S&P says euro crisis will hurt GCC development
The Gulf will struggle to meet ambitious government development plans amid a dwindling supply of credit from cash-strapped European lenders, Standard and Poor's (S&P) has warned.
The banks, which have typically supplied the majority of funding to infrastructure projects, are finding themselves with scant capital to invest, said Stuart Anderson, the ratings agency's managing director for the region.
"There is vast amount of infrastructure, much of which is attractive," he said. "But it's not going to get funded by governments, even with oil approaching US$120 per barrel."
Governments in the region have planned a number of grand projects as a means of boosting living standards for Gulf residents, from sewage works and metro systems in Kuwait to road and rail networks across the UAE.
All six GCC member states are currently expanding airport capacity, with the UAE alone planning two major airport upgrades and the opening of a third, Dubai World Central.
But the huge amounts of funding required from banks will be hard to secure, with many European lenders short of capital, Mr Anderson said.
"There are a number of European banks who certainly have the appetite for the Middle East … All these projects have funded themselves with syndicated loans," he said. "That cannot continue.
"And there are very high-quality projects out there which need to move on and need to be funded."
The ratings agency was advising governments to attempt to develop their bond markets to fill the funding gap, said Yann Le Pallec, S&P's executive managing director for Europe, the Middle East and Africa.
"Bank loans won't be enough by themselves in the region," he said.
European banks have cut lending lines to the region as a result of market headwinds emanating from the euro-zone's sovereign-debt crisis, which have left lenders racing to raise capital and fill a shortfall estimated at €78 billion (Dh377.94bn) by the European Banking Authority in December.
The Middle East historically underspent compared to the developed world on infrastructure investment, but began a burst of activity during the last decade, as oil prices rose and funds flowed into oil-rich Gulf states. Banks, flush with cheap liquidity at the time, were happy to oblige them.
But private-sector financing for such projects has become scarce since peaking in 2006, with the financial crisis causing a sharp drop in funding, according to data from the World Bank.
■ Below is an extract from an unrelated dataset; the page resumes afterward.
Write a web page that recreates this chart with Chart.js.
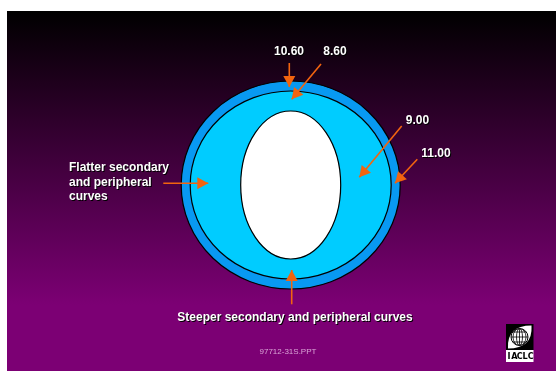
<!DOCTYPE html>
<html>
<head>
<meta charset="utf-8">
<script src="https://cdn.jsdelivr.net/npm/chart.js@4/dist/chart.umd.min.js"></script>
<style>
  html, body { margin: 0; padding: 0; background: #fff; }
  #lens { display: block; }
</style>
</head>
<body>
<canvas id="lens" width="556" height="371"></canvas>
<script>
// Lens zones, outer to inner (diagram units, y grows downward)
const lensCentre = [290.7, 185];
const zoneRadiusX = [109.5, 100.5, 50];
const zoneRadiusY = [104, 94, 74];

// Curve radii callouts
const curveLabels = ['10.60', '8.60', '9.00', '11.00'];
const curveArrowFrom = [[289.3, 63], [321, 64], [401.7, 126], [417.3, 159.3]];
const curveArrowTo = [[289.3, 87], [291.7, 99.3], [359.3, 177.3], [395, 183.3]];

// Notes on the peripheral curves
const noteLabels = [['Flatter secondary', 'and peripheral', 'curves'], ['Steeper secondary and peripheral curves']];
const noteArrowFrom = [[163.3, 183.3], [291.7, 304.3]];
const noteArrowTo = [[208.3, 183.3], [291.7, 270]];

const footerText = '97712-31S.PPT';
const logoText = 'IACLC';

// Styles / layout kept apart from the data
const zoneColors = ['#0899f2', '#00ccff', '#ffffff'];
const arrowColor = '#f2640f';
const curveLabelAt = [[289, 52], [335, 52], [417.5, 121], [436, 154]];
const noteLabelAt = [[69, 168, 'left'], [295, 318, 'center']];

const allFrom = curveArrowFrom.concat(noteArrowFrom);
const allTo = curveArrowTo.concat(noteArrowTo);

const arrowSets = allFrom.map((p, i) => ({
  data: [{ x: p[0], y: p[1] }, { x: allTo[i][0], y: allTo[i][1] }],
  borderColor: arrowColor,
  borderWidth: 1.6,
  pointRadius: 0,
  fill: false
}));

function shadowText(ctx, txt, x, y) {
  ctx.save();
  ctx.fillStyle = '#000';
  ctx.fillText(txt, x + 1, y + 1);
  ctx.restore();
  ctx.fillText(txt, x, y);
}

const slidePlugin = {
  id: 'slide',
  beforeDraw(chart) {
    const { ctx, scales: { x, y } } = chart;
    ctx.save();
    ctx.fillStyle = '#fff';
    ctx.fillRect(0, 0, chart.width, chart.height);
    const top = y.getPixelForValue(11), left = x.getPixelForValue(7);
    const g = ctx.createLinearGradient(0, top, 0, y.getPixelForValue(305));
    g.addColorStop(0, '#000000');
    g.addColorStop(1, '#7c0074');
    ctx.fillStyle = g;
    ctx.fillRect(left, top, chart.width - left, chart.height - top);
    ctx.restore();
  },
  beforeDatasetsDraw(chart) {
    const { ctx, scales: { x, y } } = chart;
    const cx = x.getPixelForValue(lensCentre[0]);
    const cy = y.getPixelForValue(lensCentre[1]);
    ctx.save();
    zoneRadiusX.forEach((rx, i) => {
      const px = x.getPixelForValue(lensCentre[0] + rx) - cx;
      const py = y.getPixelForValue(lensCentre[1] + zoneRadiusY[i]) - cy;
      ctx.beginPath();
      ctx.ellipse(cx, cy, px, py, 0, 0, Math.PI * 2);
      ctx.fillStyle = zoneColors[i];
      ctx.fill();
      ctx.lineWidth = 1.2;
      ctx.strokeStyle = '#000';
      ctx.stroke();
    });
    ctx.restore();
  },
  afterDatasetsDraw(chart) {
    const { ctx, scales: { x, y } } = chart;
    ctx.save();
    // arrowheads
    allTo.forEach((t, i) => {
      const tx = x.getPixelForValue(t[0]), ty = y.getPixelForValue(t[1]);
      const fx = x.getPixelForValue(allFrom[i][0]), fy = y.getPixelForValue(allFrom[i][1]);
      const a = Math.atan2(ty - fy, tx - fx);
      const len = 11, half = 6;
      ctx.beginPath();
      ctx.moveTo(tx, ty);
      ctx.lineTo(tx - len * Math.cos(a) - half * Math.sin(a), ty - len * Math.sin(a) + half * Math.cos(a));
      ctx.lineTo(tx - len * Math.cos(a) + half * Math.sin(a), ty - len * Math.sin(a) - half * Math.cos(a));
      ctx.closePath();
      ctx.fillStyle = arrowColor;
      ctx.fill();
    });

    // labels
    ctx.font = 'bold 12px "Liberation Sans", Arial, sans-serif';
    ctx.textBaseline = 'middle';
    ctx.fillStyle = '#fff';
    ctx.textAlign = 'center';
    curveLabels.forEach((l, i) => {
      shadowText(ctx, l, x.getPixelForValue(curveLabelAt[i][0]), y.getPixelForValue(curveLabelAt[i][1]));
    });
    noteLabels.forEach((lines, i) => {
      const at = noteLabelAt[i];
      ctx.textAlign = at[2];
      lines.forEach((l, k) => {
        shadowText(ctx, l, x.getPixelForValue(at[0]), y.getPixelForValue(at[1] + k * 14.5));
      });
    });

    // footer
    ctx.font = '8px "Liberation Sans", Arial, sans-serif';
    ctx.textAlign = 'left';
    ctx.fillStyle = '#d9a3d6';
    ctx.fillText(footerText, x.getPixelForValue(259.5), y.getPixelForValue(352));

    // logo
    const lx = x.getPixelForValue(506), ly = y.getPixelForValue(324);
    ctx.fillStyle = '#000';
    ctx.fillRect(lx, ly, 27.5, 26);
    ctx.beginPath();
    ctx.moveTo(lx + 2, ly + 24.5);
    ctx.quadraticCurveTo(lx + 0.5, ly + 1.5, lx + 25.5, ly + 1.5);
    ctx.quadraticCurveTo(lx + 27, ly + 24.5, lx + 2, ly + 24.5);
    ctx.fillStyle = '#fff';
    ctx.fill();
    const gx = lx + 13.5, gy = ly + 13, gr = 8.5;
    ctx.beginPath();
    ctx.arc(gx, gy, gr, 0, Math.PI * 2);
    ctx.fillStyle = '#fff';
    ctx.fill();
    ctx.lineWidth = 1;
    ctx.strokeStyle = '#000';
    ctx.stroke();
    ctx.save();
    ctx.clip();
    ctx.lineWidth = 0.8;
    [-5, 0, 5].forEach(d => {
      ctx.beginPath();
      ctx.moveTo(gx - gr, gy + d);
      ctx.lineTo(gx + gr, gy + d);
      ctx.stroke();
    });
    [3, 6.5].forEach(w => {
      ctx.beginPath();
      ctx.ellipse(gx, gy, w, gr, 0, 0, Math.PI * 2);
      ctx.stroke();
    });
    ctx.beginPath();
    ctx.moveTo(gx, gy - gr);
    ctx.lineTo(gx, gy + gr);
    ctx.stroke();
    ctx.restore();
    ctx.fillStyle = '#fff';
    ctx.fillRect(lx, ly + 26, 27.5, 12);
    ctx.fillStyle = '#000';
    ctx.font = 'bold 9px "DejaVu Sans Condensed", sans-serif';
    ctx.textAlign = 'center';
    ctx.textBaseline = 'middle';
    logoText.split('').forEach((c, k) => {
      ctx.fillText(c, lx + 3 + k * 5.4, ly + 32.5);
    });
    ctx.restore();
  }
};

const ctx = document.getElementById('lens').getContext('2d');
new Chart(ctx, {
  type: 'line',
  data: { datasets: arrowSets },
  options: {
    responsive: false,
    animation: false,
    layout: { padding: 0 },
    plugins: { legend: { display: false }, tooltip: { enabled: false } },
    scales: {
      x: { type: 'linear', display: false, min: 0, max: 556 },
      y: { type: 'linear', display: false, min: 0, max: 371, reverse: true }
    }
  },
  plugins: [slidePlugin]
});
</script>
</body>
</html>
S&P has identified the Gulf's corporate refinancing needs for the year as between $45bn and $55bn.
As governments in the Gulf attempt to develop their abilities to tap credit markets, the UAE is not positioned particularly strongly compared with its neighbours, Mr Anderson said.
The Ministry of Finance said in June that it had delayed the UAE's first sovereign bonds until this year. A federal bond sale would replace the previous custom of emirates raising debt independently.
Other Gulf states have taken greater strides in developing bond markets, with Qatar recently gaining a lead over the Emirates with publicly listed treasury bills.
The UAE had much to gain from developing its bond markets to meet funding needs, economists said.
Following restructuring among Dubai's government-related holding companies, which have favoured bondholders over bankers, banks may be more willing to buy UAE bonds than lend directly, said Jean-Michel Saliba, an economist at Bank of America Merrill Lynch.
"If the capital markets are open, then you can expect to see some shift in issuances from loans to bond markets, particularly in the case of the UAE," he said.